A ‘Geography’ de Tom Misch conduz-nos a um novo paraíso musical
Nos tenros dos seus 21 anos, o britânico Tom Misch proporciona-nos o seu primeiro álbum, denominado “Geography”. Podia ser um mais no ano de 2018, já após alguns êxitos nos géneros do R&B, do soul e de quem aprecia a fluidez de um bom groove. No entanto, o inglês é mais do que um mero compositor e cantor. Também ele é produtor e instrumentista, responsável pela condução conceptual e artística do seu trabalho. A sua carreira começou, com algumas outras nos tempos modernos, com músicas apresentadas no meio digital, em várias plataformas sociais. As colaborações com artistas, como Jordan Rakei e Loyle Carner, ajudaram a dar-se a conhecer aos mais atentos fãs daquilo que se cultiva com a profundeza do coração no gelado reino britânico.
Considerados esboços, foi assim que o público conheceu “Beat Tape 1” e “Beat Tape 2”, este lançado no verão passado. Foram fragrâncias musicais que pretenderam a inovação, o impacto com um soul que se havia perdido ou segmentado muito na sua expressão musical. Aquilo que o pop moderno veio introduzindo chegou aos ouvidos e aos trabalhos de Misch, que também se embrenhou no hip-hop para a construção de uma personalidade musical única e diferenciada. Do saxofone ao sintetizador, às próprias palmas e a uma voz segura e estável para os 21 anos de um projeto musical que conheceu a sua consolidação neste trabalho discográfico.
Entre aqueles que fazem parte de “Geography”, “Movie” e “South of the River” já tinham sido lançados como singles, para além dos avulsos que foi partilhando nas redes sociais.
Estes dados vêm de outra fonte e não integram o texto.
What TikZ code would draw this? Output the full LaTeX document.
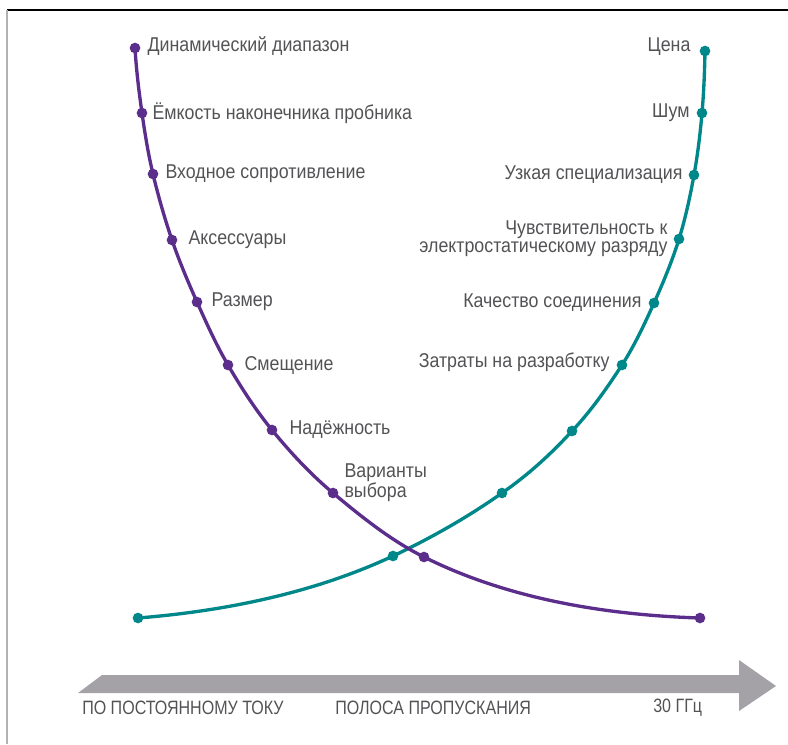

De súbito, tornaram-se explícitos sucessos, refletindo essa identidade que se preenche na multidimensionalidade de um jazz e de um soul que se faz corresponder por um R&B e pelo pop de orientações contemporâneas. Muito naquilo que é o caminhar emergente das produções musicais associadas ao chillhop, estilo de união entre o jazz e o hip-hop. Um pouco à imagem dos Snarky Puppy e dos BadBadNotGood, Tom Misch é este caminhar instrumental e vocal para a expressão de um músico singular.
No entanto, e para entender melhor a realidade deste álbum, importa compreendê-lo como uma narrativa. Uma narrativa que nos conduz a uma viagem de sentidos, de apetites auditivos que geram as emoções de uma dança subtilmente ritmada e empenhada. Dispõe, para isso, do contributo do rapper GoldLink em “Lost in Paris”, do grupo de hip-hop De La Soul em “It Runs Through Me”, da cantora Poppy Ajudha em “Disco Yes”, e do músico Loyle Carner “Water Baby”. Todos eles a vocalização de um estilo muito voltado para o R&B, para o hip-hop e para o soul, que dotam e esclarecem o traçado musical de Tom Misch neste trabalho.
A geografia do álbum segue rotas, para lá de musicais, temáticas. Uma história de amor pelo mundo, com o palco parisiense no início, e que se entrega ao desejo do amor no trajeto que resta. O típico amor à espera da correspondência, e mesmo aquele vivido no seu âmago extático. A música canta-se com as letras e com os sons, que ajudam a percecionar aquilo que o cantor nos tem para dar. Mesmo no vazio lírico, sente-se a trajetória melódica e, por vezes, melancólica que nos vai apresentando. Esta multitude de sensações é preenchida e complementada pela variedade de instrumentos utilizados, pelas diferentes formas como estes interagem, e pelo critério narrativo em que todo o álbum assenta.
No fundo, uma das revelações do ainda precoce 2018 salta neste disco, com a confirmação de um jovem talento no ressurgimento das batidas de jazz, confluídas com o R&B e com o soul, em solo inglês. São promissores os passos dados no primeiro trabalho discográfico, que sustenta algum do trabalho mais esporádico e avulso que vinha produzindo até hoje. Admirável se torna, também, o facto de todo o álbum ser criado e encaminhado por Tom Misch, numa metodologia muito similar à Do It Yourself. Assistimos, com isto, à emergência positiva e revivalista, sem deixar de ser contemporânea, de um artista com voz e instrumento, para um fluir musical em perfeito envolvimento.